In these efforts they naturally look for assistance to the Federal library, which, though still the Library of Congress, and so entitled, is the one national library of the United States. Already the largest single collection of books on the Western Hemisphere, and certain to increase more rapidly than any other through purchase, exchange, and the operation of the copyright law, this library has a unique opportunity to render to the libraries of this country—to American scholarship—service of the highest importance. It is housed in a building which is the largest and most magnificent yet erected for library uses. Resources are now being provided which will develop the collection properly, equip it with the apparatus and service necessary to its effective use, render its bibliographic work widely available, and enable it to become, not merely a centre of research, but the chief factor in great co-operative efforts for the diffusion of knowledge and the advancement of learning.
For the sake of good administration, sound economy, and the advancement of science, the Census Office as now constituted should be made a permanent government bureau. This would insure better, cheaper, and more satisfactory work, in the interest not only of our business but of statistic, economic, and social science.
The remarkable growth of the postal service is shown in the fact that its revenues have doubled and its expenditures have nearly doubled within twelve years.

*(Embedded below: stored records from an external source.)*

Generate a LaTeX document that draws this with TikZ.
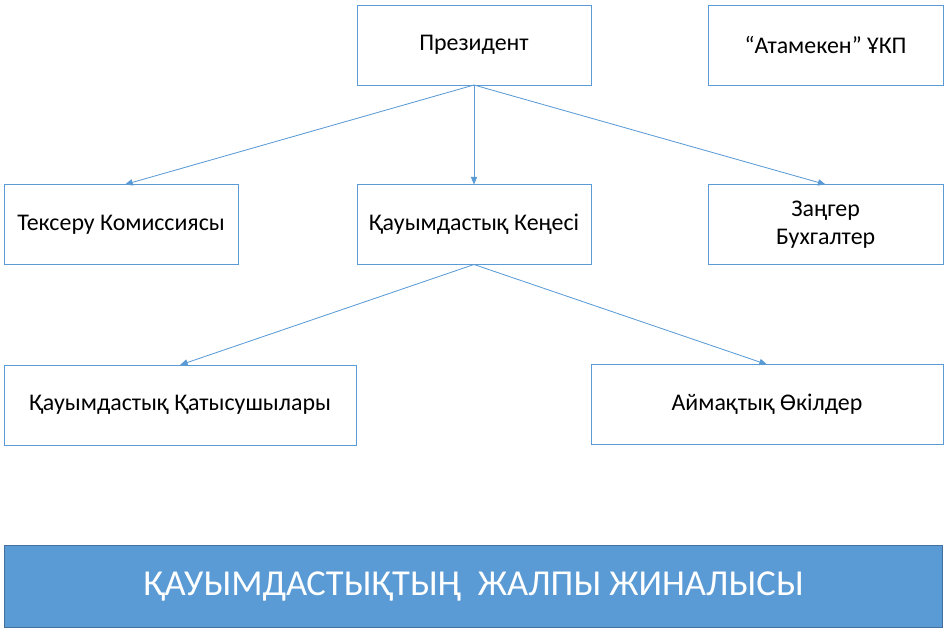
\documentclass[tikz,border=0pt]{standalone}
\usepackage{fontspec}
\setmainfont{Carlito}
\usetikzlibrary{arrows.meta,positioning}
\definecolor{lineblue}{HTML}{5B9BD5}
\definecolor{barblue}{HTML}{5B9BD5}
\definecolor{bardark}{HTML}{41719C}

\begin{document}
\begin{tikzpicture}[>={Triangle[length=5.5pt,width=4.5pt]},
  unit/.style={draw=lineblue,line width=0.7pt,fill=white,minimum height=2cm,
    inner sep=2pt,outer sep=0pt,align=center,font=\fontsize{17}{20}\selectfont},
  small/.style={unit,minimum width=5.85cm},
  wide/.style={unit,minimum width=8.8cm},
  link/.style={draw=lineblue,line width=0.6pt,->},
  bar/.style={draw=bardark,line width=0.7pt,fill=barblue,text=white,
    minimum width=23.45cm,minimum height=2.05cm,outer sep=0pt,
    font=\fontsize{26}{30}\selectfont}]

\useasboundingbox (0,0) rectangle (23.7,-15.775);

% top row
\node[small] (pres) at (11.85,-1.125) {Президент};
\node[small,minimum width=5.875cm] (atam) at (20.64,-1.125) {“Атамекен” ҰКП};

% second row
\node[small] (tekseru) at (3.025,-5.6125) {Тексеру Комиссиясы};
\node[small] (kenes) at (11.85,-5.6125) {Қауымдастық Кеңесі};
\node[small,minimum width=5.875cm] (zanger) at (20.64,-5.6125) {Заңгер\\Бухгалтер};

% third row
\node[wide] (katysu) at (4.5,-10.125) {Қауымдастық Қатысушылары};
\node[wide] (aimak) at (19.175,-10.1125) {Аймақтық Өкілдер};

% general meeting
\node[bar] (jinalys) at (11.8375,-14.65) {ҚАУЫМДАСТЫҚТЫҢ\ \ ЖАЛПЫ ЖИНАЛЫСЫ};

\draw[link] (pres.south) -- ([xshift=0.1cm]tekseru.north);
\draw[link] (pres.south) -- (kenes.north);
\draw[link] (pres.south) -- (zanger.north);
\draw[link] (kenes.south) -- (katysu.north);
\draw[link] (kenes.south) -- (aimak.north);
\end{tikzpicture}
\end{document}
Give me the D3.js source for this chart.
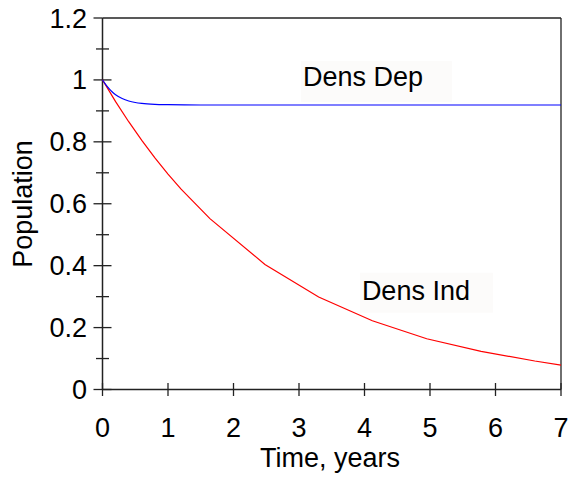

Its progressive development compels constantly increasing outlay, but in this period of business energy and prosperity its receipts grow so much faster than its expenses that the annual deficit has been steadily reduced from $11,411,779 in 1897 to $3,923,727 in 1901. Among recent postal advances the success of rural free-delivery wherever established has been so marked, and actual experience has made its benefits so plain, that the demand for its extension is general and urgent.
It is just that the great agricultural population should share in the improvement of the service. The number of rural routes now in operation is 6,009, practically all established within three years, and there are 6,000 applications awaiting action. It is expected that the number in operation at the close of the current fiscal year will reach 8,600. The mail will then be daily carried to the doors of 5,700,000 of our people who have heretofore been dependent upon distant offices, and one-third of all that portion of the country which is adapted to it will be covered by this kind of service.
The full measure of postal progress which might be realized has long been hampered and obstructed by the heavy burden imposed on the Government through the intrenched and well-understood abuses which have grown up in connection with second-class mail matter. The extent of this burden appears when it is stated that while the second-class matter makes nearly three-fifths of the weight of all the mail, it paid for the last fiscal year only $4,294,445 of the aggregate postal revenue of $111,631,193. If the pound rate of postage, which produces the large loss thus entailed, and which was fixed by the Congress with the purpose of encouraging the dissemination of public information, were limited to the legitimate newspapers and periodicals actually contemplated by the law, no just exception could be taken. That expense would be the recognized and accepted cost of a liberal public policy deliberately adopted for a justifiable end. But much of the matter which enjoys the privileged rate is wholly outside of the intent of the law, and has secured admission only through an evasion of its requirements or through lax construction. The proportion of such wrongly included matter is estimated by postal experts to be one-half of the whole volume of second-class mail. If it be only one-third or one-quarter, the magnitude of the burden is apparent. The Post-Office Department has now undertaken to remove the abuses so far as is possible by a stricter application of the law; and it should be sustained in its effort.
Owing to the rapid growth of our power and our interests on the Pacific, whatever happens in China must be of the keenest national concern to us.